Second, we examined whether prefrontal cortical activity during the drRPS task varied during the course of treatment of late-life depression. A significant negative correlation was found between the ratio of oxy-Hb measurements and HAMD score on the second day on the left side. It appeared that the fewer the number of depressive symptoms noted on the second day, the more the left prefrontal cortical activity tended to increase. Although activation hypofrontality may not be observed in all patients with depression, the findings of this study suggest the possibility that some patients who initially exhibited activation hypofrontality subsequently exhibited improvement with treatment. But the correlation between the ratio of oxy-Hb measurements and the difference in HAMD was not significant. These findings suggest that oxy-Hb measurements do not increase even if the HAMD score decreases greatly, although it remains above a certain threshold. In other words, activation hypofrontality will not exhibit recovery unless depressive symptoms are fully improved. In depressed patients, most PET studies have indicated resting state hypofrontality, particularly in left dorsal prefrontal cortex, with clinical improvement with pharmacotherapy associated with increases in dorsal cortical metabolism.38,39 It has also been found that increased paralimbic metabolism appears to be reversible with effective pharmacotherapy, although NIRS could not measure limbic or paralimbic activity. It has been proposed that disruption of the reciprocal relationship between the dorsal cortical and ventral limbic regions contributes to depressive symptoms.40

Although no differences in rates of correct performance of the drRPS task were found between the first and second examinations, changes in oxy-Hb were larger in the second examination. The improvement of hypofrontality might have been associated with another index of task performance, such as reaction time.

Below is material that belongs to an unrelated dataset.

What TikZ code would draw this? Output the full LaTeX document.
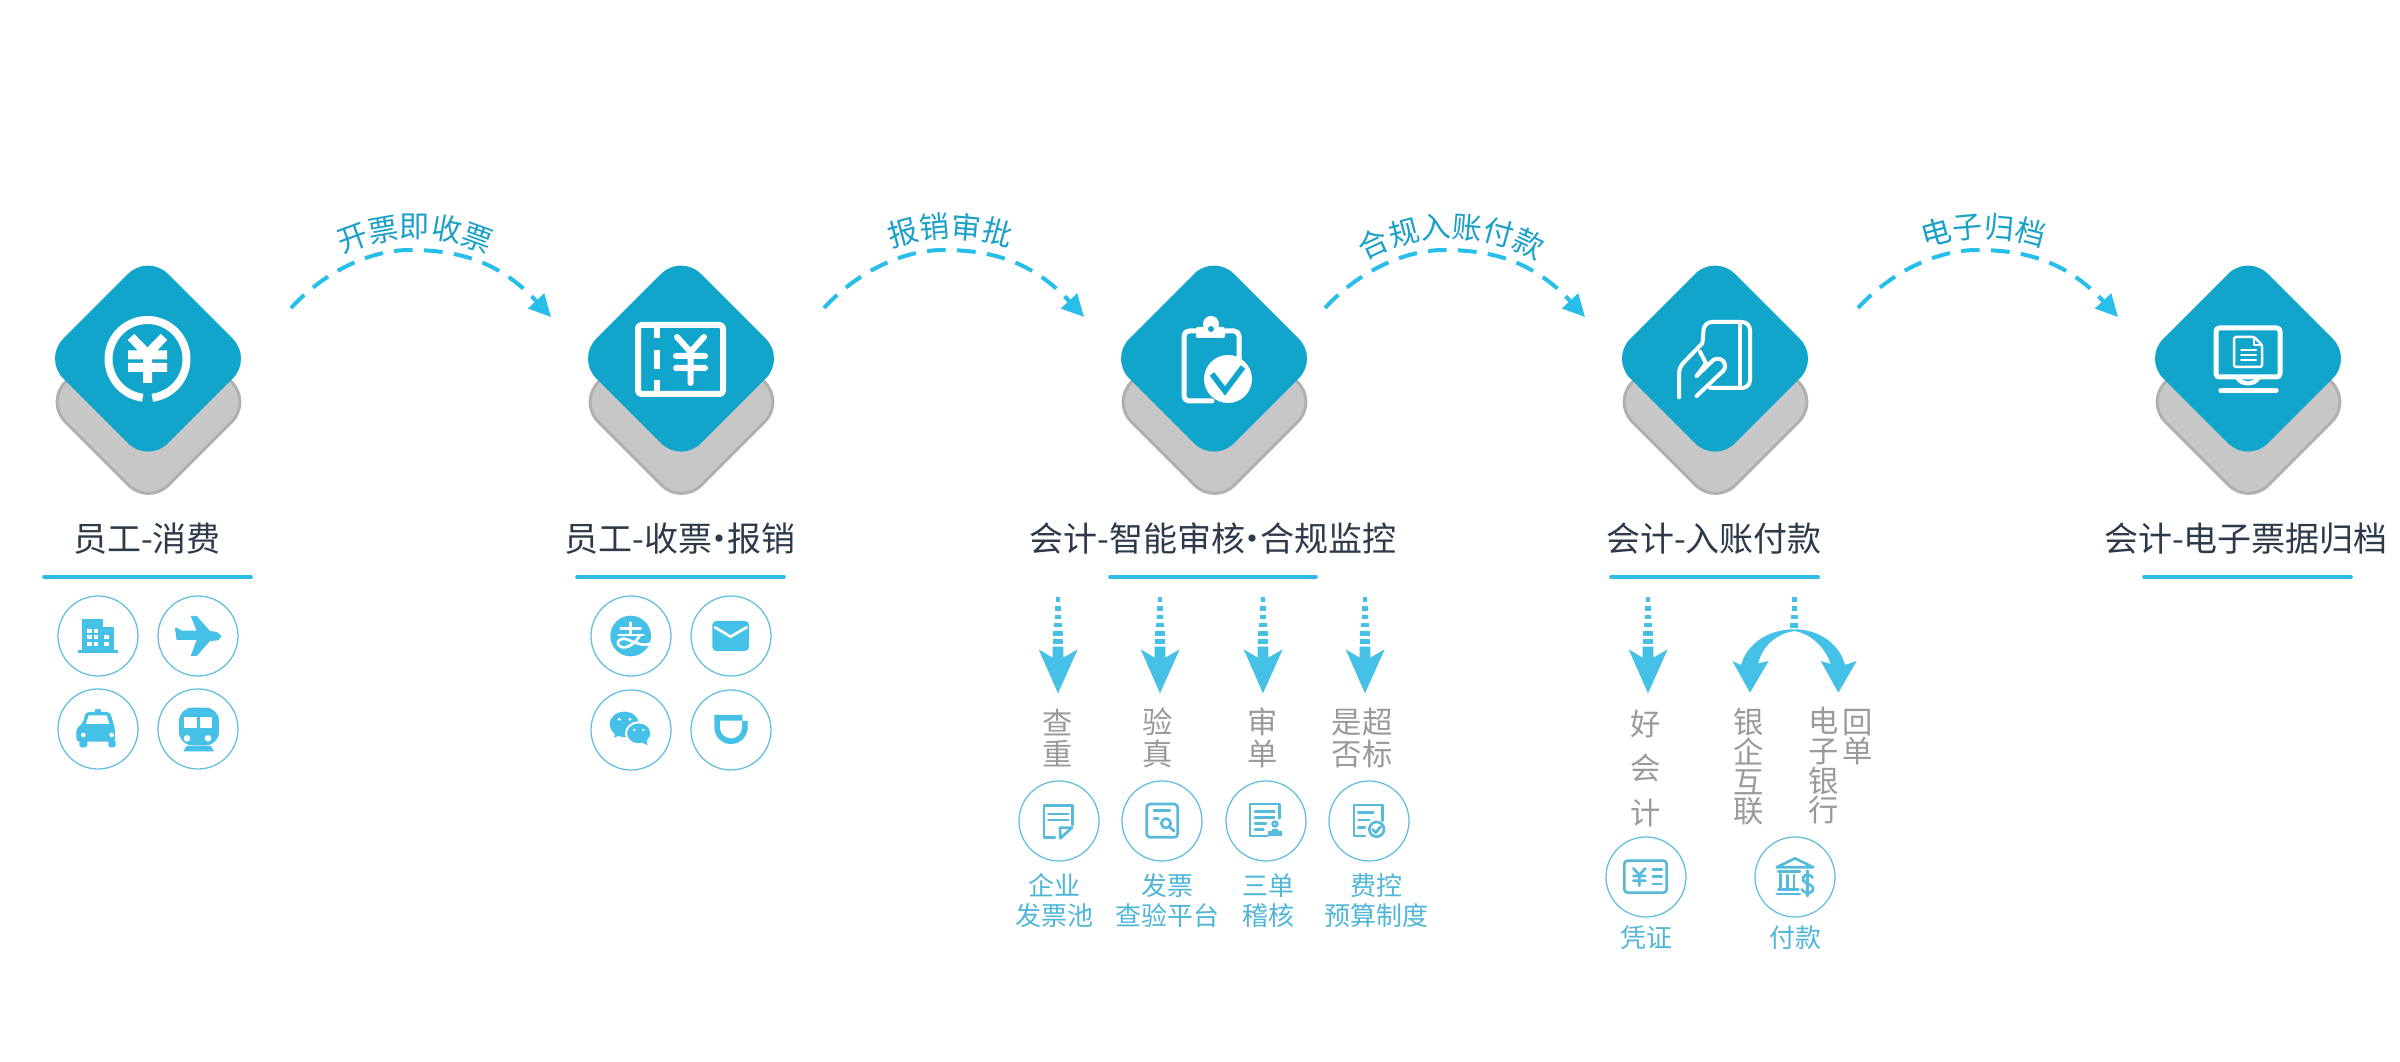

There are several limitations of the present study to be considered in interpreting our findings. It is a disadvantage of NIRS that absolute concentrations of oxy-Hb and deoxy-Hb cannot be calculated. Next, the sample size was small. In addition, anatomical differences among individuals may have affected our results, because differences in NIRS signals might reflect structural rather than functional differences. But in the case of comparison of findings for the same patient, the impact of these factors may be small. There may be more appropriate scales of cognitive impairment and depression. Although NIRS can be performed at the bedside non-invasively, patients are unable to perform any cognitive tasks appropriate for testing while symptoms of depression are severe.

In conclusion, we were able to evaluate prefrontal cortical activity as assessed on NIRS using the rock, paper, scissors game in late-life depression, and obtained findings showing that it may be possible to examine alterations in this activity over the course of treatment using NIRS. The pathophysiology of late-life depression is complex, and development of methodologies to examine it is urgently needed. NIRS may thus be useful for evaluating late-life depression.